My paralleling switchgear is a custom design. Does that create a problem for financing?
Custom design is normal for this equipment category. Lenders will review the engineering drawings and the vendor's reputation. The main consideration is that custom switchgear carries a thinner secondary market than standard products, so credit profile matters more than collateral in the underwriting.
Can the paralleling switchgear and the generator sets be financed together under one approval?
Yes. A single credit facility can cover the generator sets, the paralleling switchgear, automatic transfer switches, and associated installation costs in one transaction. This is often simpler than managing separate loans for each component.
Is there financing available for paralleling switchgear upgrades to an existing generator lineup?
Yes. If your existing paralleling controls are obsolete or undersized and you are adding generator capacity, the switchgear upgrade can be financed as a standalone or bundled with the new generator sets.

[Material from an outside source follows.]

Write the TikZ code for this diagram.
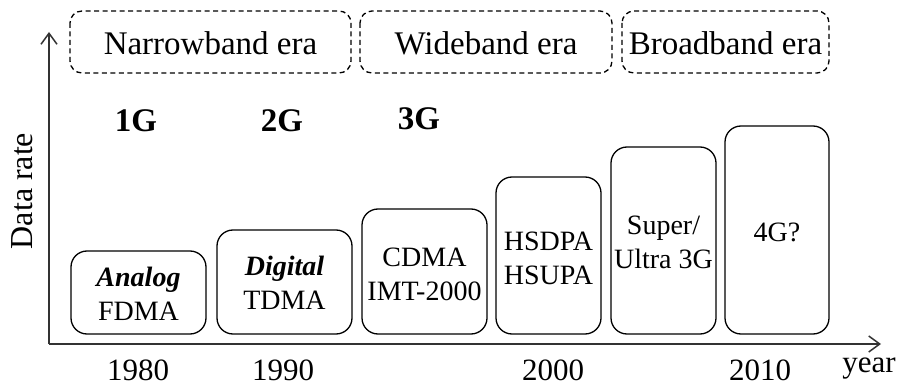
\documentclass[tikz,border=0pt]{standalone}
\usepackage{fontspec}
\setmainfont{Liberation Serif}
\usetikzlibrary{arrows.meta}
\tikzset{
  era/.style={draw, dashed, dash pattern=on 5pt off 3.5pt, line width=1.3pt, rounded corners=12pt},
  gen/.style={draw, line width=1.3pt, rounded corners=16pt},
  boxtext/.style={align=center, font=\fontsize{28}{34}\selectfont},
  eratext/.style={font=\fontsize{33}{38}\selectfont},
  gentext/.style={font=\fontsize{33}{38}\selectfont\bfseries},
  yeartext/.style={font=\fontsize{31}{36}\selectfont},
  axis/.style={line width=1.8pt, draw=black!80, -{Straight Barb[length=11pt,width=16pt,line width=1.5pt]}}
}
\begin{document}
\begin{tikzpicture}[x=1pt,y=-1pt]
\useasboundingbox (0,0) rectangle (903,390);

% axes
\coordinate (origin) at (49,344);
\coordinate (xend) at (881,344);
\coordinate (yend) at (49,32);
\draw[axis] (origin) -- (xend);
\draw[axis] (origin) -- (yend);
\node[rotate=90, font=\fontsize{32}{36}\selectfont] (ylabel) at (22,191) {Data rate};

% eras
\draw[era] (70,11) rectangle (351,73);
\draw[era] (360,11) rectangle (612,73);
\draw[era] (622,11) rectangle (829,73);
\node[eratext] (narrow) at (210.5,43) {Narrowband era};
\node[eratext] (wide) at (486,43) {Wideband era};
\node[eratext] (broad) at (725.5,43) {Broadband era};

% generations
\node[gentext] (g1) at (136,121) {1G};
\node[gentext] (g2) at (282,121) {2G};
\node[gentext] (g3) at (419,119) {3G};

% technology blocks
\draw[gen] (71,251) rectangle (206,334);
\draw[gen] (217,230) rectangle (352,334);
\draw[gen] (362,209) rectangle (487,334);
\draw[gen] (496,177) rectangle (601,334);
\draw[gen] (611,147) rectangle (716,334);
\draw[gen] (725,126) rectangle (829,334);
\node[boxtext] (b1) at (138.5,294) {\textbf{\textit{Analog}}\\FDMA};
\node[boxtext] (b2) at (284.5,283) {\textbf{\textit{Digital}}\\TDMA};
\node[boxtext] (b3) at (424.5,274) {CDMA\\IMT-2000};
\node[boxtext] (b4) at (548.5,258) {HSDPA\\HSUPA};
\node[boxtext] (b5) at (663.5,242) {Super/\\Ultra 3G};
\node[boxtext] (b6) at (777,232) {4G?};

% years
\node[yeartext] (y1980) at (138,370) {1980};
\node[yeartext] (y1990) at (283,370) {1990};
\node[yeartext] (y2000) at (553,370) {2000};
\node[yeartext] (y2010) at (760,370) {2010};
\node[yeartext] (year) at (869,369) {year};
\end{tikzpicture}
\end{document}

Does the switchgear need to be installed and commissioned before the lender funds?
It depends on the transaction structure. Equipment loans are typically funded at or just before delivery. Progress payment structures fund earlier. The specific terms depend on the transaction size and the lender's requirements.
We are doing a competitive bid for the switchgear and the vendor has not been selected yet. Can financing be pre-approved before we know the final price?
Yes. Financing pre-approvals can be issued based on a range of project values, often with a ceiling that covers the highest plausible bid outcome. Once the vendor is selected and the final contract value is confirmed, the financing is adjusted to match and the paperwork finalizes quickly.